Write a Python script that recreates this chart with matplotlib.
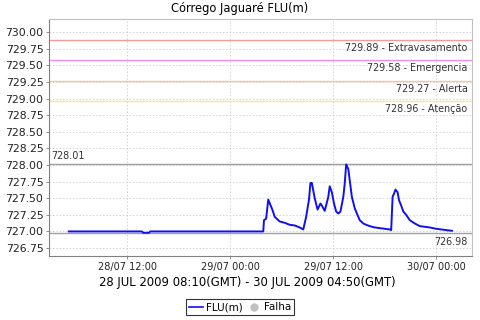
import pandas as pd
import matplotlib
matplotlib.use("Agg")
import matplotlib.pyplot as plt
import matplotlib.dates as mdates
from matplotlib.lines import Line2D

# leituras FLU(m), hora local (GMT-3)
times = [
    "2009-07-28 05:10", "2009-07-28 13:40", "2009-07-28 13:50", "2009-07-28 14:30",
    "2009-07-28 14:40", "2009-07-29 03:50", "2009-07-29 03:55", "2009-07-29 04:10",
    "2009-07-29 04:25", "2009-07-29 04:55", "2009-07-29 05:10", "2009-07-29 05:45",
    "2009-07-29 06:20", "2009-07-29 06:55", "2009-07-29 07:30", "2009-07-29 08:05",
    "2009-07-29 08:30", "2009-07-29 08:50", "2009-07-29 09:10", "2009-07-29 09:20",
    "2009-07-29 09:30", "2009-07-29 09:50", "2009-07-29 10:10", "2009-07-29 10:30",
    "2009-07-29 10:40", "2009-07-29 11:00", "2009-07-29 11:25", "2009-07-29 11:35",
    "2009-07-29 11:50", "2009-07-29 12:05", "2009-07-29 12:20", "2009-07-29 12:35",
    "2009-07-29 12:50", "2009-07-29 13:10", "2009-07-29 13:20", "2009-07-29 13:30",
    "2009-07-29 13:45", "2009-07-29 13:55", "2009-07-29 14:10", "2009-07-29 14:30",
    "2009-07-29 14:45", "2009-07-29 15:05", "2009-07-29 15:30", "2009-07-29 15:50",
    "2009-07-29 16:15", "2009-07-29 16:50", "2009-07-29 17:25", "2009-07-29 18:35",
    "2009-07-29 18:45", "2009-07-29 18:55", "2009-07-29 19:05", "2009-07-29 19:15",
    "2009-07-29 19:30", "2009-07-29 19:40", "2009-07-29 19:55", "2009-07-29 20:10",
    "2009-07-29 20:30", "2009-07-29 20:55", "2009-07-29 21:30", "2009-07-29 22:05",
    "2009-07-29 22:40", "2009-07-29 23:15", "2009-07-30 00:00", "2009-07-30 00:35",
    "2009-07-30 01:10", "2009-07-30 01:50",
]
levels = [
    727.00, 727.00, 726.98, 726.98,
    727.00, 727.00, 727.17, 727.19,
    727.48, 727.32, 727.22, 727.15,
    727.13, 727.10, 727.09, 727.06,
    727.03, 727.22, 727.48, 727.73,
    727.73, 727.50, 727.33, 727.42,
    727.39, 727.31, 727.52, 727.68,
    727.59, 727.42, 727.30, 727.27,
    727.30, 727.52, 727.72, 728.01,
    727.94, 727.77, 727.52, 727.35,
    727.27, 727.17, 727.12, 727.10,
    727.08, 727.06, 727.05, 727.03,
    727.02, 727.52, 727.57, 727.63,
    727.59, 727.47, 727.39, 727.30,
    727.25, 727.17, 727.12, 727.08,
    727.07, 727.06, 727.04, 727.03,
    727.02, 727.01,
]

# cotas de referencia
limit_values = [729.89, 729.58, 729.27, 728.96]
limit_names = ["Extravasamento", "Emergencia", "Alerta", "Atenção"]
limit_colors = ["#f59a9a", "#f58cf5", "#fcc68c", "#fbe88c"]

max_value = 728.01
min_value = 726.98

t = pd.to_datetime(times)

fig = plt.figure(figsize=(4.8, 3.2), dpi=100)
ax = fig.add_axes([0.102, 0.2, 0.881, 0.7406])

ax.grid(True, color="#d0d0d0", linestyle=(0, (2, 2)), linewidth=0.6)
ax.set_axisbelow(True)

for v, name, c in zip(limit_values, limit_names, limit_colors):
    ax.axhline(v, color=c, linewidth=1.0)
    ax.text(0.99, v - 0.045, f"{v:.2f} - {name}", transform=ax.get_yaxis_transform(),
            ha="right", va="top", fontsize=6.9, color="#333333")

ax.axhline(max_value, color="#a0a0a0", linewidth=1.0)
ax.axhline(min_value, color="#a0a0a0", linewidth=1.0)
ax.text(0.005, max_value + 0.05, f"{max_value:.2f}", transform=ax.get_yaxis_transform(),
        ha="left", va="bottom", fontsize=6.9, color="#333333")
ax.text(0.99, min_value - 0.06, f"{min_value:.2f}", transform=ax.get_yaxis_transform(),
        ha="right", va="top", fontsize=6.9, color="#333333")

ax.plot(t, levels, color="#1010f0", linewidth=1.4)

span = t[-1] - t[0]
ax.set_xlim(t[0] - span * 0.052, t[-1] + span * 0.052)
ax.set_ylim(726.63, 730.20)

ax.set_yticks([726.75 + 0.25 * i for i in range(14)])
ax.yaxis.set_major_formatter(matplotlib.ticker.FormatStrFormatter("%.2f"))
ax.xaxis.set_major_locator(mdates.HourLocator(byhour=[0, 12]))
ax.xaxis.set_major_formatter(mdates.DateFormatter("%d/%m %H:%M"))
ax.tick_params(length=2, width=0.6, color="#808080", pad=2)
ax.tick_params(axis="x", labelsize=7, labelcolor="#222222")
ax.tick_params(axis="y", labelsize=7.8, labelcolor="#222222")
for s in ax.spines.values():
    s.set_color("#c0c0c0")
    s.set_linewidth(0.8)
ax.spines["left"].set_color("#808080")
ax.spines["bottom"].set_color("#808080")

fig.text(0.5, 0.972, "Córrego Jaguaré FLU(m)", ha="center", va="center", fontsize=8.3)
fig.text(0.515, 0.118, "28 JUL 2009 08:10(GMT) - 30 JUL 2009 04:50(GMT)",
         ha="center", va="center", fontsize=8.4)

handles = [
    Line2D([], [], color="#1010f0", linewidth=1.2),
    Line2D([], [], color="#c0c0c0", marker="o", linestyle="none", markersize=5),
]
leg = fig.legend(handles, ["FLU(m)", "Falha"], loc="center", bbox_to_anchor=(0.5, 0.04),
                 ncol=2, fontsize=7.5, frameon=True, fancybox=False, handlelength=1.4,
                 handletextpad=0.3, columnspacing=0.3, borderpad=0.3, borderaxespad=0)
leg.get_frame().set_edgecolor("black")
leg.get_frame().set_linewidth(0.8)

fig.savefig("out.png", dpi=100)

+ + +

Would you reproduce the lines above, from the very first through the line containing "from matplotlib.lines import Line2D", exactly and without the pictures?

> [RESPONSE]
Write a Python script that recreates this chart with matplotlib.
import pandas as pd
import matplotlib
matplotlib.use("Agg")
import matplotlib.pyplot as plt
import matplotlib.dates as mdates
from matplotlib.lines import Line2D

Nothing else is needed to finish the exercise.